_WORK TO DO_:
Write the material out again in full, word for word. Do not include the pictures.

_DATA SECTION_:
######
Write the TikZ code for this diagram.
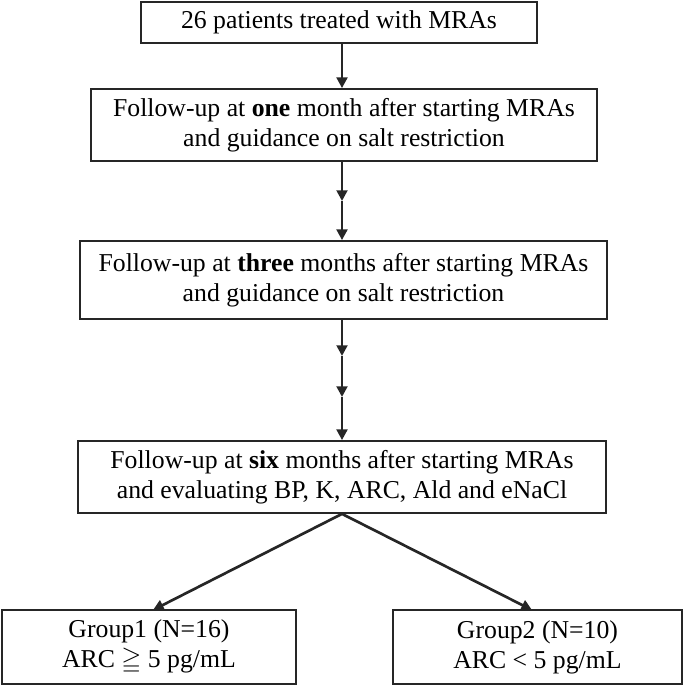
\documentclass[tikz,border=0pt]{standalone}
\usepackage{fontspec}
\setmainfont{Liberation Serif}
\usepackage{amssymb}
\usetikzlibrary{arrows.meta}
\begin{document}
\begin{tikzpicture}[x=0.75pt,y=-0.75pt,
  box/.style={draw=black!85, line width=1.3pt, align=center, inner sep=0pt,
    font=\fontsize{19.3}{22.5}\selectfont},
  arr/.style={draw=black!85, line width=2pt, -{Triangle[width=8pt,length=8pt]}}]
\useasboundingbox (0,0) rectangle (685,686);
\node[box, minimum width=297pt, minimum height=30.75pt] (b1) at (339,22.5)
  {26 patients treated with MRAs};
\node[box, minimum width=379.5pt, minimum height=54pt] (b2) at (344,125)
  {Follow-up at \textbf{one} month after starting MRAs\\and guidance on salt restriction};
\node[box, minimum width=395.25pt, minimum height=58.5pt] (b3) at (343.5,280)
  {Follow-up at \textbf{three} months after starting MRAs\\and guidance on salt restriction};
\node[box, minimum width=396pt, minimum height=54pt] (b4) at (342,477)
  {Follow-up at \textbf{six} months after starting MRAs\\and evaluating BP, K, ARC, Ald and eNaCl};
\node[box, minimum width=220.5pt, minimum height=55.5pt] (g1) at (149,647)
  {Group1 (N=16)\\ARC $\geqq$ 5 pg/mL};
\node[box, minimum width=216.75pt, minimum height=55.5pt] (g2) at (537.5,647)
  {Group2 (N=10)\\ARC < 5 pg/mL};
\coordinate (ax) at (342,0);
\coordinate (m1) at (342,201);
\coordinate (m2) at (342,356);
\coordinate (m3) at (342,397);
\coordinate (t1) at (153,610);
\coordinate (t2) at (532,610);
\draw[arr] (b1.south -| ax) -- (b2.north -| ax);
\draw[arr] (b2.south -| ax) -- (m1);
\draw[arr] (m1) -- (b3.north -| ax);
\draw[arr] (b3.south -| ax) -- (m2);
\draw[arr] (m2) -- (m3);
\draw[arr] (m3) -- (b4.north -| ax);
\draw[arr] (b4.south -| ax) -- (t1);
\draw[arr] (b4.south -| ax) -- (t2);
\end{tikzpicture}
\end{document}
######
_TASK OUTPUT_:
Write the TikZ code for this diagram.
\documentclass[tikz,border=0pt]{standalone}
\usepackage{fontspec}
\setmainfont{Liberation Serif}
\usepackage{amssymb}
\usetikzlibrary{arrows.meta}
\begin{document}
\begin{tikzpicture}[x=0.75pt,y=-0.75pt,
  box/.style={draw=black!85, line width=1.3pt, align=center, inner sep=0pt,
    font=\fontsize{19.3}{22.5}\selectfont},
  arr/.style={draw=black!85, line width=2pt, -{Triangle[width=8pt,length=8pt]}}]
\useasboundingbox (0,0) rectangle (685,686);
\node[box, minimum width=297pt, minimum height=30.75pt] (b1) at (339,22.5)
  {26 patients treated with MRAs};
\node[box, minimum width=379.5pt, minimum height=54pt] (b2) at (344,125)
  {Follow-up at \textbf{one} month after starting MRAs\\and guidance on salt restriction};
\node[box, minimum width=395.25pt, minimum height=58.5pt] (b3) at (343.5,280)
  {Follow-up at \textbf{three} months after starting MRAs\\and guidance on salt restriction};
\node[box, minimum width=396pt, minimum height=54pt] (b4) at (342,477)
  {Follow-up at \textbf{six} months after starting MRAs\\and evaluating BP, K, ARC, Ald and eNaCl};
\node[box, minimum width=220.5pt, minimum height=55.5pt] (g1) at (149,647)
  {Group1 (N=16)\\ARC $\geqq$ 5 pg/mL};
\node[box, minimum width=216.75pt, minimum height=55.5pt] (g2) at (537.5,647)
  {Group2 (N=10)\\ARC < 5 pg/mL};
\coordinate (ax) at (342,0);
\coordinate (m1) at (342,201);
\coordinate (m2) at (342,356);
\coordinate (m3) at (342,397);
\coordinate (t1) at (153,610);
\coordinate (t2) at (532,610);
\draw[arr] (b1.south -| ax) -- (b2.north -| ax);
\draw[arr] (b2.south -| ax) -- (m1);
\draw[arr] (m1) -- (b3.north -| ax);
\draw[arr] (b3.south -| ax) -- (m2);
\draw[arr] (m2) -- (m3);
\draw[arr] (m3) -- (b4.north -| ax);
\draw[arr] (b4.south -| ax) -- (t1);
\draw[arr] (b4.south -| ax) -- (t2);
\end{tikzpicture}
\end{document}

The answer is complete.